Into the Archives: The Unanswered Question on Advertised Persecution
Working for the federal government this summer seems to have drained all of the residual creativity that my first year of law school so generously left behind. Go figure. I was looking at old posts today (pre-Sheldon, Chris M.G., et al. - was there ever really such a time?) and noticed that this one never recieved any comments; most likely a sign that it was just a crappy post. But I liked it, and the question still bothers me, so I thought maybe LYMA v. 2.0 could take a crack at it:
Since most of you aren't in New York, you probably have never heard of Falun Dafa. Now I'm sure they are nice people, and from what I understand, they have a good cause. But they seem to have taken over Manhattan sidewalks with their "demonstrations." At the core, these groups usually consist of five or six normal looking people sitting peacefully in meditation. That's fine, and if that were all, I'd have no problem. But surrounding these folks are usually ten or so other people charged with acting out the Chinese government's current methods of torturing the followers of this practice. To compliment this troupe of budding actors, Falun Dafa has chosen to litter the area with incredibly graphic pictures of the flesh wounds and body burns generously handed out by Chinese authorities. This afternoon, while I was walking to lunch thinking about the pleasures of acquatic pesticides and how they may or may not kill lobsters, I was confronted with one of these disturbing reinactments. Needless to say, the whole thing just wierded me out. If meditation is your thing and you want converts, hey, tell me about meditation, but I'm not sure anyone ever joined a movement based on pity alone.
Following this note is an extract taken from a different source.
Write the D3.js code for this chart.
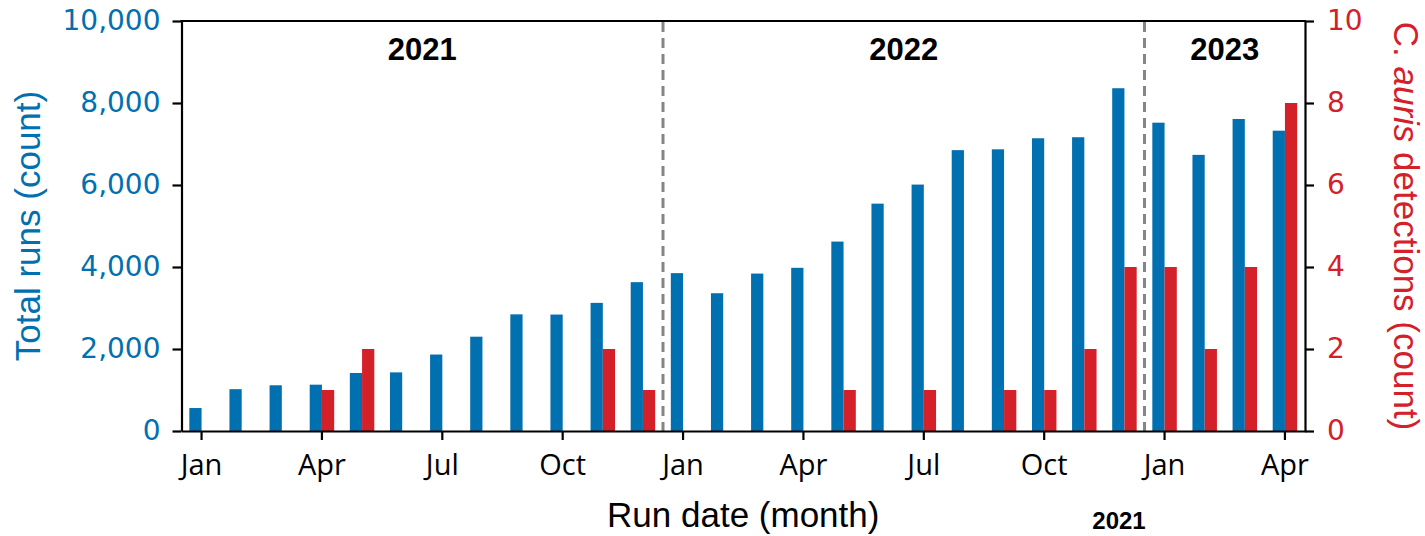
<!DOCTYPE html>
<html>
<head>
<meta charset="utf-8">
<script src="https://cdn.jsdelivr.net/npm/d3@7"></script>
<style>
  body { margin: 0; background: #ffffff; }
  svg { display: block; }
</style>
</head>
<body>
<svg id="chart" width="1425" height="536"></svg>
<script>
// Monthly run totals and C. auris detections, Jan 2021 – Apr 2023
const months = [
  "2021-01", "2021-02", "2021-03", "2021-04", "2021-05", "2021-06",
  "2021-07", "2021-08", "2021-09", "2021-10", "2021-11", "2021-12",
  "2022-01", "2022-02", "2022-03", "2022-04", "2022-05", "2022-06",
  "2022-07", "2022-08", "2022-09", "2022-10", "2022-11", "2022-12",
  "2023-01", "2023-02", "2023-03", "2023-04"
];
const monthNames = ["Jan", "Feb", "Mar", "Apr", "May", "Jun",
                    "Jul", "Aug", "Sep", "Oct", "Nov", "Dec"];

const totalRuns = [
  560, 1020, 1115, 1130, 1415, 1430, 1865, 2300, 2845, 2840, 3125, 3630,
  3850, 3360, 3840, 3980, 4620, 5545, 6010, 6850, 6870, 7140, 7165, 8360,
  7520, 6735, 7610, 7325
];
const detections = [
  0, 0, 0, 1, 2, 0, 0, 0, 0, 0, 2, 1,
  0, 0, 0, 0, 1, 0, 1, 0, 1, 1, 2, 4,
  4, 2, 4, 8
];

const runTicks = [0, 2000, 4000, 6000, 8000, 10000];
const detectionTicks = [0, 2, 4, 6, 8, 10];
const years = ["2021", "2022", "2023"];
const footnoteYear = "2021";

const BLUE = "#0070b0";
const RED = "#d42029";
const TICK_FONT = "'DejaVu Sans', sans-serif";
const MONTH_FONT = "'Open Sans', sans-serif";
const TITLE_FONT = "'Liberation Sans', Arial, sans-serif";

const plot = { left: 181.5, right: 1305, top: 21, bottom: 431 };

const svg = d3.select("#chart");

const x = d3.scaleBand().domain(months).range([plot.left, plot.right]).padding(0);
const yRuns = d3.scaleLinear().domain([0, 10000]).range([plot.bottom, plot.top]);
const yDet = d3.scaleLinear().domain([0, 10]).range([plot.bottom, plot.top]);

const center = m => x(m) + x.bandwidth() / 2;
const barW = x.bandwidth() * 0.305;

// Total runs (left of each month tick)
svg.append("g")
  .selectAll("rect")
  .data(months)
  .join("rect")
  .attr("x", m => center(m) - barW)
  .attr("y", (m, i) => yRuns(totalRuns[i]))
  .attr("width", barW)
  .attr("height", (m, i) => yRuns(0) - yRuns(totalRuns[i]))
  .attr("fill", BLUE);

// Detections (right of each month tick)
svg.append("g")
  .selectAll("rect")
  .data(months)
  .join("rect")
  .attr("x", m => center(m))
  .attr("y", (m, i) => yDet(detections[i]))
  .attr("width", barW)
  .attr("height", (m, i) => yDet(0) - yDet(detections[i]))
  .attr("fill", RED);

// Year dividers at each January boundary
const yearStarts = months.filter((m, i) => i > 0 && m.endsWith("-01"));
svg.append("g")
  .selectAll("line")
  .data(yearStarts)
  .join("line")
  .attr("x1", m => x(m))
  .attr("x2", m => x(m))
  .attr("y1", plot.top + 1)
  .attr("y2", plot.bottom)
  .attr("stroke", "#858585")
  .attr("stroke-width", 3)
  .attr("stroke-dasharray", "10,6");

// Year labels centred over each year's months
svg.append("g")
  .selectAll("text")
  .data(years)
  .join("text")
  .attr("x", yr => d3.mean(months.filter(m => m.startsWith(yr)), center))
  .attr("y", 60)
  .attr("text-anchor", "middle")
  .attr("font-family", TITLE_FONT)
  .attr("font-weight", "bold")
  .attr("font-size", 31)
  .attr("fill", "#000")
  .text(yr => yr);

// Axes
const styleAxis = (g, color, font, size) => {
  g.attr("font-family", font).attr("font-size", size);
  g.selectAll("path.domain").attr("stroke", "#000").attr("stroke-width", 2.2);
  g.selectAll(".tick line").attr("stroke", "#000").attr("stroke-width", 2.2);
  g.selectAll(".tick text").attr("fill", color);
};

svg.append("g")
  .attr("transform", `translate(0,${plot.bottom})`)
  .call(d3.axisBottom(x)
    .tickValues(months.filter((m, i) => i % 3 === 0))
    .tickFormat(m => monthNames[+m.slice(5) - 1])
    .tickSize(9).tickPadding(14).tickSizeOuter(0))
  .call(g => styleAxis(g, "#000", MONTH_FONT, 29));

svg.append("g")
  .attr("transform", `translate(${plot.left},0)`)
  .call(d3.axisLeft(yRuns)
    .tickValues(runTicks)
    .tickFormat(d3.format(","))
    .tickSize(9).tickPadding(12).tickSizeOuter(0))
  .call(g => styleAxis(g, BLUE, TICK_FONT, 28));

svg.append("g")
  .attr("transform", `translate(${plot.right},0)`)
  .call(d3.axisRight(yDet)
    .tickValues(detectionTicks)
    .tickFormat(d3.format("d"))
    .tickSize(9).tickPadding(13).tickSizeOuter(0))
  .call(g => styleAxis(g, RED, TICK_FONT, 28));

// Top spine
svg.append("line")
  .attr("x1", plot.left - 1.1).attr("x2", plot.right + 1.1)
  .attr("y1", plot.top).attr("y2", plot.top)
  .attr("stroke", "#000").attr("stroke-width", 2.2);

// Axis titles
svg.append("text")
  .attr("transform", `translate(40,${(plot.top + plot.bottom) / 2}) rotate(-90)`)
  .attr("text-anchor", "middle")
  .attr("font-family", TITLE_FONT)
  .attr("font-size", 35)
  .attr("fill", BLUE)
  .text("Total runs (count)");

const rightTitle = svg.append("text")
  .attr("transform", `translate(1394,${(plot.top + plot.bottom) / 2}) rotate(90)`)
  .attr("text-anchor", "middle")
  .attr("font-family", TITLE_FONT)
  .attr("font-size", 35)
  .attr("fill", RED);
rightTitle.append("tspan").text("C. ");
rightTitle.append("tspan").attr("font-style", "italic").text("auris");
rightTitle.append("tspan").text(" detections (count)");

svg.append("text")
  .attr("x", (plot.left + plot.right) / 2)
  .attr("y", 527)
  .attr("text-anchor", "middle")
  .attr("font-family", TITLE_FONT)
  .attr("font-size", 35)
  .attr("fill", "#000")
  .text("Run date (month)");

// Year caption along the bottom edge
svg.append("text")
  .attr("x", 1119)
  .attr("y", 529)
  .attr("text-anchor", "middle")
  .attr("font-family", TITLE_FONT)
  .attr("font-weight", "bold")
  .attr("font-size", 24)
  .attr("fill", "#000")
  .text(footnoteYear);
</script>
</body>
</html>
So this led me to another thought. A lot of groups point at persecution as a sign of the rightness of their cause. The early Christians did it; Jews do it; Mormons do it; Republicans do it; African-Americans do it. The list could go on. But the idea that persecution lends credibility to your movement is just a false one. I imagine that the Klan could claim a good bit of "persecution" these days, and I'm pretty sure their movement isn't too credible.
My question is this: If past persecution remains in the past, why bring it up? Why should LDS people even worry about the fact that there was an "extermination order" in Missouri, or that the United States government sent troops in 1857 to occupy Utah? I see a big difference between remembering the past so it doesn't repeat itself and remembering the past so we can all feel sorry for how bad we had it. I'm sure the Falun Daufa people are attempting (in an incredibly roundabout way) to enact change within China as much as they are looking for converts, but how do you guys think this applies in other circumstances?